Albert died in 1912 and Christina and Winifred moved to Munster Road, Fulham. Broom took the professional name of Mrs Albert Broom. Christina and Winifred continued to photograph notable buildings, and people in informal and formal scenes, outdoors, a rare sight given the amount of equipment needed. Broom's health was affected by severe backpain and Winnie had to sometimes push her in a wheelchair to the Barracks to do her work.
In the 1920s and 1930s her work was featured in publications such as the Daily Sketch, the Illustrated London News, The Tatler, The Sphereand Country Life. She took pictures of royal horses and of events and everyday life as well as her Army and official royal reportage.

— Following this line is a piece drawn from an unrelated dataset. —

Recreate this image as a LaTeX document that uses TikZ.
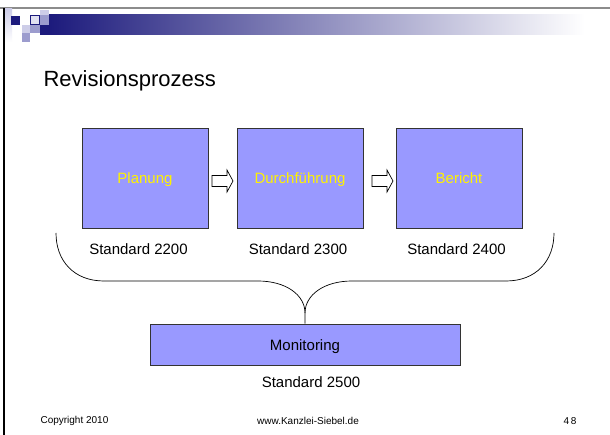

Christina and Winifred were themselves photographed at the Mayor's reception, Fulham Town Hall in 1934, and at The Boat Race in 1936. Broom was last pictured relaxing, fishing in Margate shortly before her death.

Death and legacy

Broom died on 5 June 1939, she was buried in Fulham old cemetery. Winifred was instrumental in safeguarding Christina's negatives by having them housed in public institutions. Queen Mary, a photographer herself, said they were ’for posterity where people may go and look at prints when they have more leisure.’
In 36 years of work Broom took 40,000 images altogether.
Collections of Broom's photographs are held at the Museum of London, the National Portrait Gallery, the Imperial War Museum, London, the National Museum of Scotland, Edinburgh, the Royal Maritime Museum, Greenwich, the Guards Museum, London; the Royal Borough of Kensington and Chelsea Local Studies Library; the Hammersmith and Fulham Archive and the National Army Museum; Maidstone Art Gallery, Kent; and the Harry Ransom Center and the Gernsheim Collection, University of Texas, both at Austin, Texas, United States.
Some of her work was on show in the National Portrait Gallery in 1994 as part of the exhibition Edwardian Women Photographers.
On 17 December 2009 a collection of some 2,000 of her photographs, mainly of military subjects, was to be offered for sale by auction at Sotheby's in London. The collection was expected to make up to £35,000. It failed to sell and was acquired privately by the Museum of London. In June 2015, the museum opened an exhibition of her photographs entitled Soldiers and Suffragettes. Commentators noted the quality of the images printed from the original plates, as a testament to Christina Broom, a bold self-taught photographer's eye for an image.
The University of Birmingham referenced Broom's work within a 2017 retrospective on Käthe Buchler, a female German photographer, capturing life at home, during World War One.